5 Garnish Best Practices
- Freshness First: Always use fresh ingredients. A wilted herb or dry citrus can detract from the drink's appeal.
- Preparation: Organize and prep your garnishes before service, ensuring they're at hand when crafting each cocktail.
- Simplicity: While it might be tempting to create a towering masterpiece, sometimes less is more. A garnish should complement, not overpower, the primary drink.
- Safety: When using edible flowers or uncommon garnishes, ensure they're safe for consumption and free from harmful pesticides or chemicals.
- Consistency: Especially in professional settings, consistency is key. Every patron should experience the cocktail in the same delightful way.
- Garnishes are essential as an aesthetic component and add aroma and flavor to cocktails.

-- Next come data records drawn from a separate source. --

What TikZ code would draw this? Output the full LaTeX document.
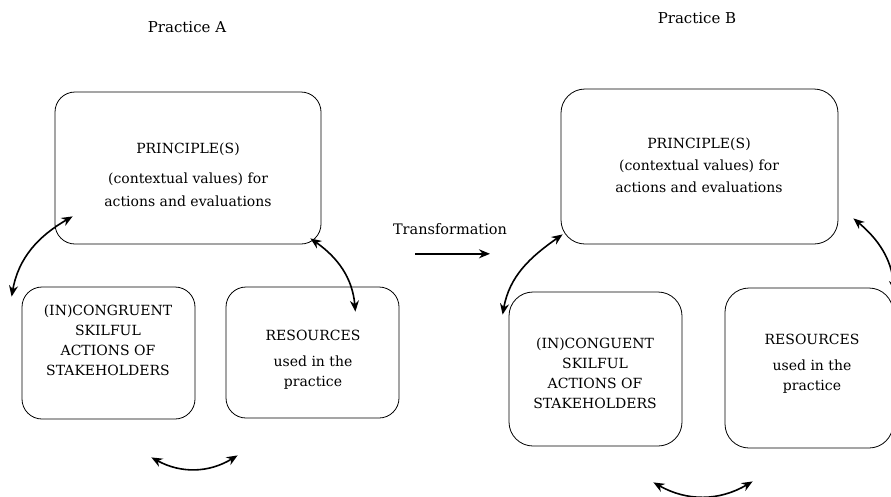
\documentclass[tikz,border=0pt]{standalone}
\usepackage{fontspec}
\setmainfont{DejaVu Serif}
\usetikzlibrary{arrows.meta, calc, positioning}

\begin{document}
\begin{tikzpicture}[x=1pt, y=1pt,
    every node/.style={font=\fontsize{14}{20}\selectfont},
    pbox/.style={draw, rounded corners=20pt, line width=0.8pt},
    ptext/.style={align=center, inner sep=0pt},
    ptitle/.style={inner sep=0pt, font=\fontsize{15}{18}\selectfont},
    link/.style={{Stealth[length=11pt,width=9pt]}-{Stealth[length=11pt,width=9pt]}, line width=1.6pt},
    onelink/.style={-{Stealth[length=11pt,width=9pt]}, line width=1.6pt}]
    \useasboundingbox (0, 0) rectangle (891, -496);

    % titles
    \node[ptitle] (titleA) at (187, -27) {Practice A};
    \node[ptitle] (titleB) at (697, -18) {Practice B};

    % practice A
    \node[pbox, minimum width=266pt, minimum height=152pt] (prinA) at (188, -168) {};
    \node[ptext, font=\fontsize{14}{23}\selectfont] (prinAtxt) at (188, -175) {PRINCIPLE(S)\\[7pt](contextual values) for\\actions and evaluations};
    \node[pbox, minimum width=173pt, minimum height=132pt] (actA) at (108.5, -353) {};
    \node[ptext] (actAtxt) at (108, -340) {(IN)CONGRUENT\\SKILFUL\\ACTIONS OF\\STAKEHOLDERS};
    \node[pbox, minimum width=173pt, minimum height=131pt] (resA) at (312.5, -352.5) {};
    \node[ptext] (resAtxt) at (313, -360) {RESOURCES\\[6pt]used in the\\practice};

    % practice B
    \node[pbox, rounded corners=24pt, minimum width=277pt, minimum height=155pt] (prinB) at (699.5, -166.5) {};
    \node[ptext, font=\fontsize{14}{22}\selectfont] (prinBtxt) at (699, -165) {PRINCIPLE(S)\\(contextual values) for\\actions and evaluations};
    \node[pbox, rounded corners=24pt, minimum width=173pt, minimum height=154pt] (actB) at (595.5, -369) {};
    \node[ptext] (actBtxt) at (595, -373) {(IN)CONGUENT\\SKILFUL\\ACTIONS OF\\STAKEHOLDERS};
    \node[pbox, rounded corners=24pt, minimum width=168pt, minimum height=160pt] (resB) at (809, -368) {};
    \node[ptext] (resBtxt) at (812, -364) {RESOURCES\\[6pt]used in the\\practice};

    % transformation
    \node[ptext, font=\fontsize{14.5}{18}\selectfont] (trans) at (450, -229) {Transformation};
    \draw[onelink] ($(trans.south)+(-35, -19)$) -- ($(trans.south)+(40, -19)$);

    % links A
    \draw[link] ($(actA.north west)+(-10, -10)$) to[out=80, in=210] ($(prinA.south west)+(18, 28)$);
    \draw[link] ($(prinA.south east)+(-11, 6)$) to[out=-35, in=95] ($(resA.north east)+(-44, -25)$);
    \draw[link] ($(actA.south east)+(-44, -38)$) to[bend right=30] ($(resA.south west)+(12, -37)$);

    % links B
    \draw[link] ($(actB.north west)+(-6, -23)$) to[out=80, in=215] ($(prinB.south west)+(2, 10)$);
    \draw[link] ($(prinB.south east)+(15, 26)$) to[out=-40, in=95] ($(resB.north east)+(1, -4)$);
    \draw[link] ($(actB.south east)+(-29, -36)$) to[bend right=30] ($(resB.south west)+(28, -33)$);
\end{tikzpicture}
\end{document}
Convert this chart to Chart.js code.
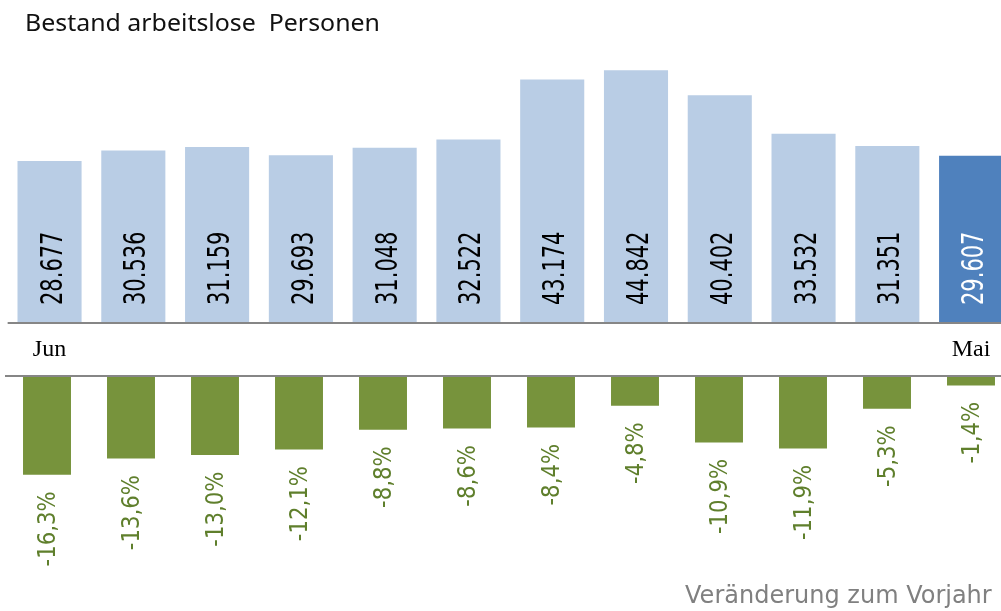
<!DOCTYPE html>
<html>
<head>
<meta charset="utf-8">
<script src="https://cdn.jsdelivr.net/npm/chart.js@4/dist/chart.umd.min.js"></script>
<style>
  html, body { margin: 0; padding: 0; background: #fff; overflow: hidden; width: 1001px; height: 611px; }
  canvas { position: absolute; left: 0; }
  #top { top: 0; }
  #bottom { top: 370px; }
</style>
</head>
<body>
<canvas id="top" width="1013" height="370"></canvas>
<canvas id="bottom" width="1013" height="241"></canvas>
<script>
// ---- data ----
const months = ['Jun','Jul','Aug','Sep','Okt','Nov','Dez','Jan','Feb','Mär','Apr','Mai'];
const bestand = [28677, 30536, 31159, 29693, 31048, 32522, 43174, 44842, 40402, 33532, 31351, 29607];
const veraenderung = [-16.3, -13.6, -13.0, -12.1, -8.8, -8.6, -8.4, -4.8, -10.9, -11.9, -5.3, -1.4];
const titleText = 'Bestand arbeitslose  Personen';
const subText = 'Veränderung zum Vorjahr';
const shownMonthLabels = [0, months.length - 1];

// ---- helpers ----
function fmtThousands(v) {
  const s = String(Math.round(v));
  return s.replace(/\B(?=(\d{3})+(?!\d))/g, '.');
}
function fmtPct(v) {
  return v.toFixed(1).replace('.', ',') + '%';
}
function rotatedText(ctx, text, x, y, align, font, sx, color) {
  ctx.save();
  ctx.translate(x, y);
  ctx.rotate(-Math.PI / 2);
  ctx.scale(sx, 1);
  ctx.font = font;
  ctx.fillStyle = color;
  ctx.textAlign = align;
  ctx.textBaseline = 'alphabetic';
  ctx.fillText(text, 0, 0);
  ctx.restore();
}

const LIGHT = '#B9CDE5', DARK = '#4F81BD', GREEN = '#77933C', AXIS = '#868686';

// ---- upper chart ----
const topPlugin = {
  id: 'topDecor',
  afterDatasetsDraw(chart) {
    const ctx = chart.ctx;
    const xs = chart.scales.x, ys = chart.scales.y;
    const y0 = ys.getPixelForValue(0);
    // axis line
    ctx.save();
    ctx.strokeStyle = AXIS;
    ctx.lineWidth = 2;
    ctx.beginPath();
    ctx.moveTo(chart.chartArea.left, y0 + 1);
    ctx.lineTo(chart.width, y0 + 1);
    ctx.stroke();
    ctx.restore();
    // value labels
    bestand.forEach((v, i) => {
      const cx = xs.getPixelForValue(i);
      const col = i === bestand.length - 1 ? '#ffffff' : '#000000';
      rotatedText(ctx, fmtThousands(v), cx + 12, y0 - 17, 'left', '30px "DejaVu Sans"', 0.70, col);
    });
    // month labels
    ctx.save();
    ctx.font = '24px "Liberation Serif"';
    ctx.fillStyle = '#000';
    ctx.textAlign = 'center';
    ctx.textBaseline = 'alphabetic';
    shownMonthLabels.forEach(i => {
      ctx.fillText(months[i], xs.getPixelForValue(i), 356);
    });
    ctx.restore();
    // title
    ctx.save();
    ctx.font = '23px "Noto Sans"';
    ctx.fillStyle = '#111';
    ctx.textAlign = 'left';
    ctx.textBaseline = 'alphabetic';
    const w = ctx.measureText(titleText).width;
    ctx.translate(25, 31);
    ctx.scale(355 / w, 1);
    ctx.fillText(titleText, 0, 0);
    ctx.restore();
  }
};

new Chart(document.getElementById('top'), {
  type: 'bar',
  data: {
    labels: months,
    datasets: [{
      data: bestand,
      backgroundColor: c => c.dataIndex === bestand.length - 1 ? DARK : LIGHT,
      borderWidth: 0,
      categoryPercentage: 1,
      barPercentage: 0.765
    }]
  },
  options: {
    responsive: false,
    devicePixelRatio: 1,
    animation: false,
    layout: { padding: { left: 7.65, right: 0, top: 0, bottom: 48 } },
    plugins: { legend: { display: false }, tooltip: { enabled: false }, title: { display: false } },
    scales: {
      x: { type: 'category', offset: true, display: false },
      y: { display: false, min: 0, max: 57354 }
    }
  },
  plugins: [topPlugin]
});

// ---- lower chart ----
const bottomPlugin = {
  id: 'bottomDecor',
  afterDatasetsDraw(chart) {
    const ctx = chart.ctx;
    const xs = chart.scales.x, ys = chart.scales.y;
    const y0 = ys.getPixelForValue(0);
    ctx.save();
    ctx.strokeStyle = AXIS;
    ctx.lineWidth = 2;
    ctx.beginPath();
    ctx.moveTo(chart.chartArea.left, y0 - 1);
    ctx.lineTo(1001, y0 - 1);
    ctx.stroke();
    ctx.restore();
    veraenderung.forEach((v, i) => {
      const cx = xs.getPixelForValue(i);
      const yb = ys.getPixelForValue(v);
      rotatedText(ctx, fmtPct(v), cx + 8, yb + 16.5, 'right', '25px "DejaVu Sans"', 0.85, '#5F7F2C');
    });
    ctx.save();
    ctx.font = '24px "DejaVu Sans"';
    ctx.fillStyle = '#808080';
    ctx.textAlign = 'right';
    ctx.textBaseline = 'alphabetic';
    ctx.fillText(subText, 991.7, 233);
    ctx.restore();
  }
};

new Chart(document.getElementById('bottom'), {
  type: 'bar',
  data: {
    labels: months,
    datasets: [{
      data: veraenderung,
      backgroundColor: GREEN,
      borderWidth: 0,
      categoryPercentage: 1,
      barPercentage: 0.571
    }]
  },
  options: {
    responsive: false,
    devicePixelRatio: 1,
    animation: false,
    layout: { padding: { left: 5, right: 0, top: 7, bottom: 0 } },
    plugins: { legend: { display: false }, tooltip: { enabled: false }, title: { display: false } },
    scales: {
      x: { type: 'category', offset: true, display: false },
      y: { display: false, min: -39, max: 0 }
    }
  },
  plugins: [bottomPlugin]
});
</script>
</body>
</html>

- Great garnishes complement or enhance a drink rather than just adding visual appeal.
- Common styles of garnish include citrus wedges, wheels, or twists; fresh herbs or spices; berries and other fruits; edible flowers; salt, sugar, or spice rims; and other accents such as olives and cocktail onions.
- Organize and prepare as much garnish as is practical before the shift to ensure quick, easy service.
- Always make sure flowers or other exotic garnishes are edible and safe for consumption.
Garnishing is an aesthetically pleasing and multi-sensory experience in drink-making. The art of cocktail garnishing, from citrus twists to edible flowers, can elevate the drink's appearance, aroma, and flavor and delight your guests with a sensory journey in every sip.